## To do:
Transcribe the listing in full, excluding any pictures.

^^^^^^^^^^^^^^^^

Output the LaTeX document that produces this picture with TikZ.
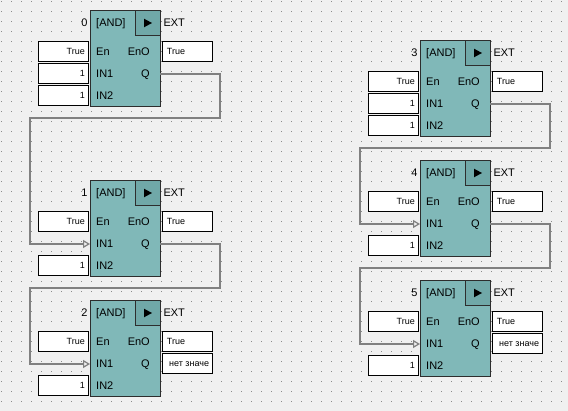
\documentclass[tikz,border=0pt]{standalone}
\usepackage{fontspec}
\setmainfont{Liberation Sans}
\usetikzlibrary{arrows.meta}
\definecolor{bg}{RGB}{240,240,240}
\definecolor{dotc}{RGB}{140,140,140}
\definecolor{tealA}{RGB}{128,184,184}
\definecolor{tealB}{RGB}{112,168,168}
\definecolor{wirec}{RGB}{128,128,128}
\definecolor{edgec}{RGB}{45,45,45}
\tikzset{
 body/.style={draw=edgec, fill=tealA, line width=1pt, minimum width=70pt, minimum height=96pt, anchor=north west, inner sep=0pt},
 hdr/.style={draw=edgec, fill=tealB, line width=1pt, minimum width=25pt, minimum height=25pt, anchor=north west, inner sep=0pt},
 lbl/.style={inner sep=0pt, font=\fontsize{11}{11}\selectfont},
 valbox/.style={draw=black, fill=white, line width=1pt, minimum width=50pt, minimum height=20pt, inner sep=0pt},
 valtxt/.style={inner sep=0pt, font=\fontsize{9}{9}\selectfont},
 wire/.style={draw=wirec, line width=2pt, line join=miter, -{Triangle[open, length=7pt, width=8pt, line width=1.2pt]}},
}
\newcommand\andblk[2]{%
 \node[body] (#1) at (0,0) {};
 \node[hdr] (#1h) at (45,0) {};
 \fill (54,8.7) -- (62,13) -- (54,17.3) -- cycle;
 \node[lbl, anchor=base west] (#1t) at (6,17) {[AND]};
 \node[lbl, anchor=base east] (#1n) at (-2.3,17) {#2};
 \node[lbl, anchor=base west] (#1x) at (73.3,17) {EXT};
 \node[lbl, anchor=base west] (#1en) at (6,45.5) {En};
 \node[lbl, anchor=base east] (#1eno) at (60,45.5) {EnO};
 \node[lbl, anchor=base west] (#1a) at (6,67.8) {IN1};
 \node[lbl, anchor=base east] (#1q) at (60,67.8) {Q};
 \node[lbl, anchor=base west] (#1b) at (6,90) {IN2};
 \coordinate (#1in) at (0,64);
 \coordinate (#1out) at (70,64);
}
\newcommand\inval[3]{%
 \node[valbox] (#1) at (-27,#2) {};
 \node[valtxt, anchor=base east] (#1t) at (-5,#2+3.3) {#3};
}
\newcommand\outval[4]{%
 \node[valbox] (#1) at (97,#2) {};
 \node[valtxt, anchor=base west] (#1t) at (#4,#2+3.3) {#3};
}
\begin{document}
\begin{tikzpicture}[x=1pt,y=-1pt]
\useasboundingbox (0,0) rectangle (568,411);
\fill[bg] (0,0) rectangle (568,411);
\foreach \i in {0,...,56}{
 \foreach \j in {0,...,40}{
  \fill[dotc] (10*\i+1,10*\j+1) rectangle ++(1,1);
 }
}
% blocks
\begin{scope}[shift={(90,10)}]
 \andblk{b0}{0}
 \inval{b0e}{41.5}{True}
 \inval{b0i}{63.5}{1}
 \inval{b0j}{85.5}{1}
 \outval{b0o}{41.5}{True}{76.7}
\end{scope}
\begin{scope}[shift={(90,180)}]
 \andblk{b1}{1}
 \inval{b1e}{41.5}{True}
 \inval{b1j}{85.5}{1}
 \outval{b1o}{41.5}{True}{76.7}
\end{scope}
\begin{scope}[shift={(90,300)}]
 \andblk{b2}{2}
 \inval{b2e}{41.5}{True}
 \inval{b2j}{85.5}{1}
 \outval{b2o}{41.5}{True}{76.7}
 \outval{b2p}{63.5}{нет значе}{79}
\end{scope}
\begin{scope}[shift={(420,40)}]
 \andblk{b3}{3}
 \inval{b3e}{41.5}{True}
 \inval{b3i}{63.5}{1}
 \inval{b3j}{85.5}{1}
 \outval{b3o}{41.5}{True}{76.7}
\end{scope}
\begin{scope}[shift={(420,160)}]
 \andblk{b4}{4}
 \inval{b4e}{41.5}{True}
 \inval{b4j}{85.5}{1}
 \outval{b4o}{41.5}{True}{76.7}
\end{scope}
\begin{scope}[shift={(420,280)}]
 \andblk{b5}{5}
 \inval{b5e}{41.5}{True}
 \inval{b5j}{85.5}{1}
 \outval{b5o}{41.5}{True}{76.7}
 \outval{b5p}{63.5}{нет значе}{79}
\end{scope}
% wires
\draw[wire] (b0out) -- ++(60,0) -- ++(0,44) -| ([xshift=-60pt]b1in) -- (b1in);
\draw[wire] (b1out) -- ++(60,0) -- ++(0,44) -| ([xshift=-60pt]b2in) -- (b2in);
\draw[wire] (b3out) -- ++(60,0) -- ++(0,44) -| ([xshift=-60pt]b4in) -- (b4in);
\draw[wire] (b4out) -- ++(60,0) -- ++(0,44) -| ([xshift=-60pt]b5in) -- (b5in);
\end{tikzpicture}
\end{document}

^^^^^^^^^^^^^^^^

## Complete response:
Output the LaTeX document that produces this picture with TikZ.
\documentclass[tikz,border=0pt]{standalone}
\usepackage{fontspec}
\setmainfont{Liberation Sans}
\usetikzlibrary{arrows.meta}
\definecolor{bg}{RGB}{240,240,240}
\definecolor{dotc}{RGB}{140,140,140}
\definecolor{tealA}{RGB}{128,184,184}
\definecolor{tealB}{RGB}{112,168,168}
\definecolor{wirec}{RGB}{128,128,128}
\definecolor{edgec}{RGB}{45,45,45}
\tikzset{
 body/.style={draw=edgec, fill=tealA, line width=1pt, minimum width=70pt, minimum height=96pt, anchor=north west, inner sep=0pt},
 hdr/.style={draw=edgec, fill=tealB, line width=1pt, minimum width=25pt, minimum height=25pt, anchor=north west, inner sep=0pt},
 lbl/.style={inner sep=0pt, font=\fontsize{11}{11}\selectfont},
 valbox/.style={draw=black, fill=white, line width=1pt, minimum width=50pt, minimum height=20pt, inner sep=0pt},
 valtxt/.style={inner sep=0pt, font=\fontsize{9}{9}\selectfont},
 wire/.style={draw=wirec, line width=2pt, line join=miter, -{Triangle[open, length=7pt, width=8pt, line width=1.2pt]}},
}
\newcommand\andblk[2]{%
 \node[body] (#1) at (0,0) {};
 \node[hdr] (#1h) at (45,0) {};
 \fill (54,8.7) -- (62,13) -- (54,17.3) -- cycle;
 \node[lbl, anchor=base west] (#1t) at (6,17) {[AND]};
 \node[lbl, anchor=base east] (#1n) at (-2.3,17) {#2};
 \node[lbl, anchor=base west] (#1x) at (73.3,17) {EXT};
 \node[lbl, anchor=base west] (#1en) at (6,45.5) {En};
 \node[lbl, anchor=base east] (#1eno) at (60,45.5) {EnO};
 \node[lbl, anchor=base west] (#1a) at (6,67.8) {IN1};
 \node[lbl, anchor=base east] (#1q) at (60,67.8) {Q};
 \node[lbl, anchor=base west] (#1b) at (6,90) {IN2};
 \coordinate (#1in) at (0,64);
 \coordinate (#1out) at (70,64);
}
\newcommand\inval[3]{%
 \node[valbox] (#1) at (-27,#2) {};
 \node[valtxt, anchor=base east] (#1t) at (-5,#2+3.3) {#3};
}
\newcommand\outval[4]{%
 \node[valbox] (#1) at (97,#2) {};
 \node[valtxt, anchor=base west] (#1t) at (#4,#2+3.3) {#3};
}
\begin{document}
\begin{tikzpicture}[x=1pt,y=-1pt]
\useasboundingbox (0,0) rectangle (568,411);
\fill[bg] (0,0) rectangle (568,411);
\foreach \i in {0,...,56}{
 \foreach \j in {0,...,40}{
  \fill[dotc] (10*\i+1,10*\j+1) rectangle ++(1,1);
 }
}
% blocks
\begin{scope}[shift={(90,10)}]
 \andblk{b0}{0}
 \inval{b0e}{41.5}{True}
 \inval{b0i}{63.5}{1}
 \inval{b0j}{85.5}{1}
 \outval{b0o}{41.5}{True}{76.7}
\end{scope}
\begin{scope}[shift={(90,180)}]
 \andblk{b1}{1}
 \inval{b1e}{41.5}{True}
 \inval{b1j}{85.5}{1}
 \outval{b1o}{41.5}{True}{76.7}
\end{scope}
\begin{scope}[shift={(90,300)}]
 \andblk{b2}{2}
 \inval{b2e}{41.5}{True}
 \inval{b2j}{85.5}{1}
 \outval{b2o}{41.5}{True}{76.7}
 \outval{b2p}{63.5}{нет значе}{79}
\end{scope}
\begin{scope}[shift={(420,40)}]
 \andblk{b3}{3}
 \inval{b3e}{41.5}{True}
 \inval{b3i}{63.5}{1}
 \inval{b3j}{85.5}{1}
 \outval{b3o}{41.5}{True}{76.7}
\end{scope}
\begin{scope}[shift={(420,160)}]
 \andblk{b4}{4}
 \inval{b4e}{41.5}{True}
 \inval{b4j}{85.5}{1}
 \outval{b4o}{41.5}{True}{76.7}
\end{scope}
\begin{scope}[shift={(420,280)}]
 \andblk{b5}{5}
 \inval{b5e}{41.5}{True}
 \inval{b5j}{85.5}{1}
 \outval{b5o}{41.5}{True}{76.7}
 \outval{b5p}{63.5}{нет значе}{79}
\end{scope}
% wires
\draw[wire] (b0out) -- ++(60,0) -- ++(0,44) -| ([xshift=-60pt]b1in) -- (b1in);
\draw[wire] (b1out) -- ++(60,0) -- ++(0,44) -| ([xshift=-60pt]b2in) -- (b2in);
\draw[wire] (b3out) -- ++(60,0) -- ++(0,44) -| ([xshift=-60pt]b4in) -- (b4in);
\draw[wire] (b4out) -- ++(60,0) -- ++(0,44) -| ([xshift=-60pt]b5in) -- (b5in);
\end{tikzpicture}
\end{document}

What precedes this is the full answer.